SUDBURY: New shop for social enterprise'Bazaar, 26-27 Gainsborough St, Sudbury'The Bridge Project has taken over the running of a shop called Bazaar in Sudbury.'Jo Searle Bridge CEO with Ria Tampion Bazaar shop assistant and Boyd Robinson Bridge student'Picture Mark Westley
SUDBURY: New shop for social enterprise'Bazaar, 26-27 Gainsborough St, Sudbury'The Bridge Project has taken over the running of a shop called Bazaar in Sudbury.'Jo Searle Bridge CEO with Ria Tampion Bazaar shop assistant and Boyd Robinson Bridge student'Picture Mark Westley

Chief executive Jo Searle said the social enterprise had struck a deal with the outgoing owners of Bazaar, John and Susie Butcher, who have retired, to take over the shop.

It will provide adults with disabilities and disadvantages who attend The Bridge Project with experience of working in a retail environment and work experience.
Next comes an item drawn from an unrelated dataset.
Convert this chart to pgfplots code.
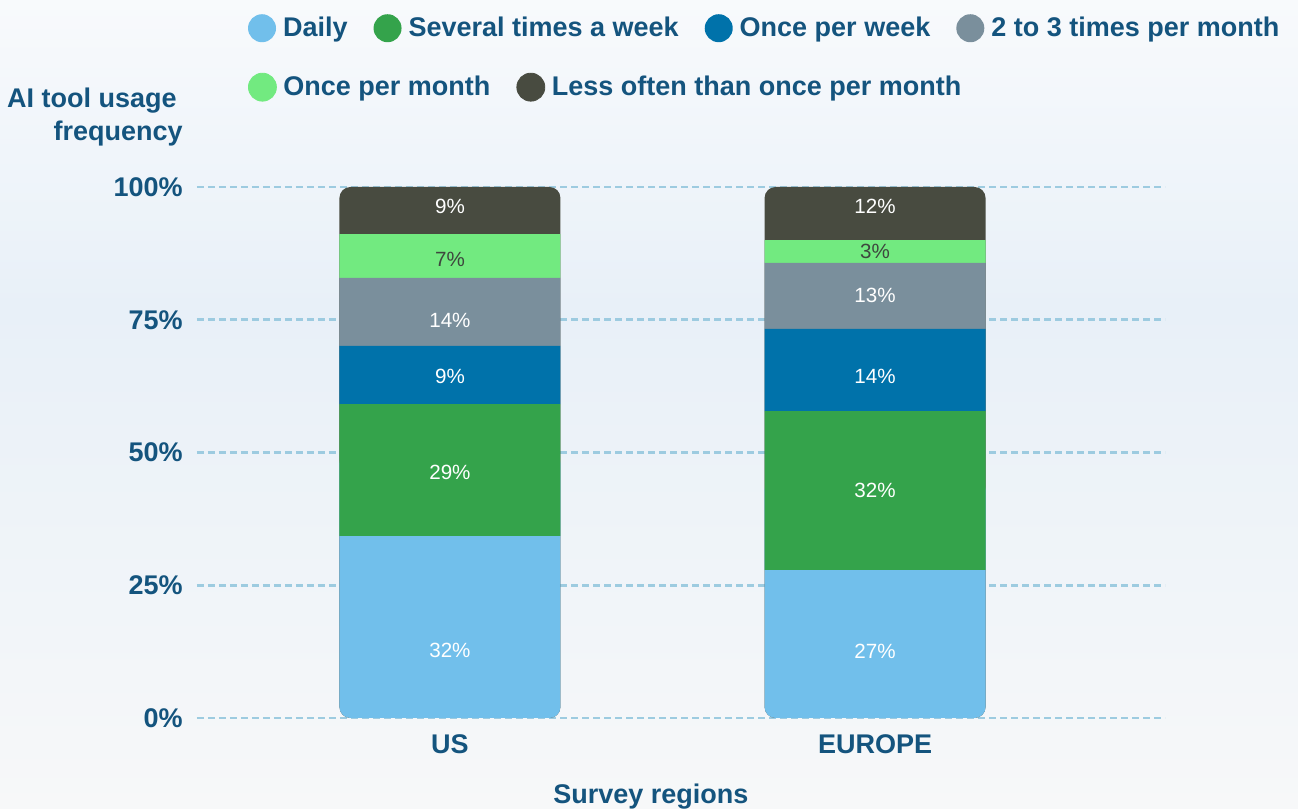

Ms Searle said: “John and Susie ran Bazaar for 28 years. They told us they are delighted the shop will keep running in Sudbury, continuing their legacy, and that they support the opportunity it gives The Bridge Project service users to gain retail experience.”

A new retail manager, Bridget Baldwin, has been recruited to run the shop.
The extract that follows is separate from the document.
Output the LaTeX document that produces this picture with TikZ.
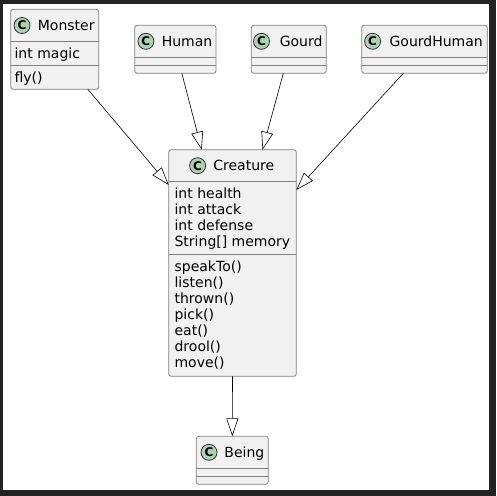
\documentclass[tikz,border=0pt]{standalone}
\usepackage{fontspec}
\setmainfont{DejaVu Sans}
\usetikzlibrary{arrows.meta,calc}
\definecolor{frame}{HTML}{222222}
\definecolor{boxfill}{HTML}{F1F1F1}
\definecolor{boxline}{HTML}{808080}
\definecolor{circline}{HTML}{333333}
\definecolor{circfill}{HTML}{ADD1B2}
\tikzset{
 umlbox/.style={draw=boxline, line width=0.8pt, fill=boxfill, rounded corners=2.5pt, inner sep=0pt, outer sep=0pt, anchor=north west},
 sepline/.style={draw=boxline, line width=0.8pt},
 circ/.style={circle, draw=circline, line width=0.8pt, fill=circfill, minimum size=16pt, inner sep=0pt, font=\fontsize{12pt}{12pt}\selectfont\bfseries},
 title/.style={anchor=base west, inner sep=0pt, font=\fontsize{14pt}{16pt}\selectfont},
 member/.style={anchor=base west, inner sep=0pt, font=\fontsize{14pt}{16pt}\selectfont},
 inherit/.style={draw=black, line width=0.6pt, -{Triangle[open, fill=white, length=18pt, width=12pt]}},
}
\newcommand\umlhdr[5]{% id, name, circle x, text x, header center y
  \node[circ] (#1c) at (#3,#5) {C};
  \node[title] (#1t) at (#4,{#5+4.8}) {#2};
}
\begin{document}
\begin{tikzpicture}[x=1pt,y=-1pt]
\useasboundingbox (0,0) rectangle (496,496);
\fill[frame] (0,0) rectangle (496,496);
\fill[white] (3,4) rectangle (489,490);

% boxes
\node[umlbox, minimum width=88pt, minimum height=80pt] (monster) at (10.7,9.3) {};
\node[umlbox, minimum width=81.3pt, minimum height=48pt] (human) at (134.7,25.3) {};
\node[umlbox, minimum width=75pt, minimum height=48pt] (gourd) at (251.3,25.3) {};
\node[umlbox, minimum width=125.6pt, minimum height=48pt] (gourdhuman) at (361.7,25.3) {};
\node[umlbox, minimum width=127.6pt, minimum height=226.6pt] (creature) at (168.7,149.7) {};
\node[umlbox, minimum width=72pt, minimum height=48pt] (being) at (196.3,436.3) {};

% separators
\draw[sepline] (10.7,41.7) -- (98.7,41.7);
\draw[sepline] (10.7,65.7) -- (98.7,65.7);
\draw[sepline] (134.7,57.3) -- (216,57.3);
\draw[sepline] (134.7,65.3) -- (216,65.3);
\draw[sepline] (251.3,57.3) -- (326.3,57.3);
\draw[sepline] (251.3,65.3) -- (326.3,65.3);
\draw[sepline] (361.7,57.3) -- (487.3,57.3);
\draw[sepline] (361.7,65.3) -- (487.3,65.3);
\draw[sepline] (168.7,181.7) -- (296.3,181.7);
\draw[sepline] (168.7,254.7) -- (296.3,254.7);
\draw[sepline] (196.3,468.3) -- (268.3,468.3);
\draw[sepline] (196.3,476.3) -- (268.3,476.3);

% headers
\umlhdr{mo}{Monster}{22}{37.7}{25.5}
\umlhdr{hu}{Human}{145.9}{161.6}{41.3}
\umlhdr{go}{Gourd}{261.5}{279.6}{41.3}
\umlhdr{gh}{GourdHuman}{372.6}{389.4}{41.3}
\umlhdr{cr}{Creature}{197.6}{213.2}{165.7}
\umlhdr{be}{Being}{209}{224.2}{452.3}

% members
\node[member] (mo1) at (14.4,58.5) {int magic};
\node[member] (mo2) at (14.4,82.5) {fly()};
\foreach [count=\i] \t in {int health, int attack, int defense, String[] memory}
  \node[member] (cra\i) at (174.4,{182.5+16*\i}) {\t};
\foreach [count=\i] \t in {speakTo(), listen(), thrown(), pick(), eat(), drool(), move()}
  \node[member] (crm\i) at (174.4,{255.5+16*\i}) {\t};

% inheritance arrows
\draw[inherit] ([xshift=33.1pt]monster.south) -- ([yshift=-35.3pt]creature.north west);
\draw[inherit] ([xshift=6.5pt]human.south) -- ([xshift=-30.8pt]creature.north);
\draw[inherit] ([xshift=-5.5pt]gourd.south) -- ([xshift=30pt]creature.north);
\draw[inherit] ([xshift=-21.2pt]gourdhuman.south) -- ([yshift=-40.3pt]creature.north east);
\draw[inherit] (creature.south) -- (being.north);
\end{tikzpicture}
\end{document}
The Bridge Project was set up in 1995 and is dedicated to supporting people living with dementia, learning disabilities and mental health issues in the community. Its café, also in Gainsborough Street, offers freshly cooked meals and it runs a dementia cafe and support group, as well as a ceramic painting facility.

The charity’s meal delivery service has doubled in size over the last two years and is now providing 50 meals a day to residents in Long Melford, Acton, Great Waldingfield and Great and Little Cornard.

Ms Searle said the charity is also looking at running a pop-up cafe in St Peter’s from March.

It recently ran an appeal through the Free Press to held find a home to rent in Sudbury for two people with learning disabilities, with a live-in house parent.

The appeal was launched after a terminally-ill single parent asked The Bridge Project to help their child find somewhere to live before they died.

Ms Searle added: “We did manage to find somewhere; someone came forward to help.”

Board of trustees chairman Paul Mackman said: “The Bridge Project has always been cutting edge and we think this is a unique solution to social housing for people who need to live independently, with support.”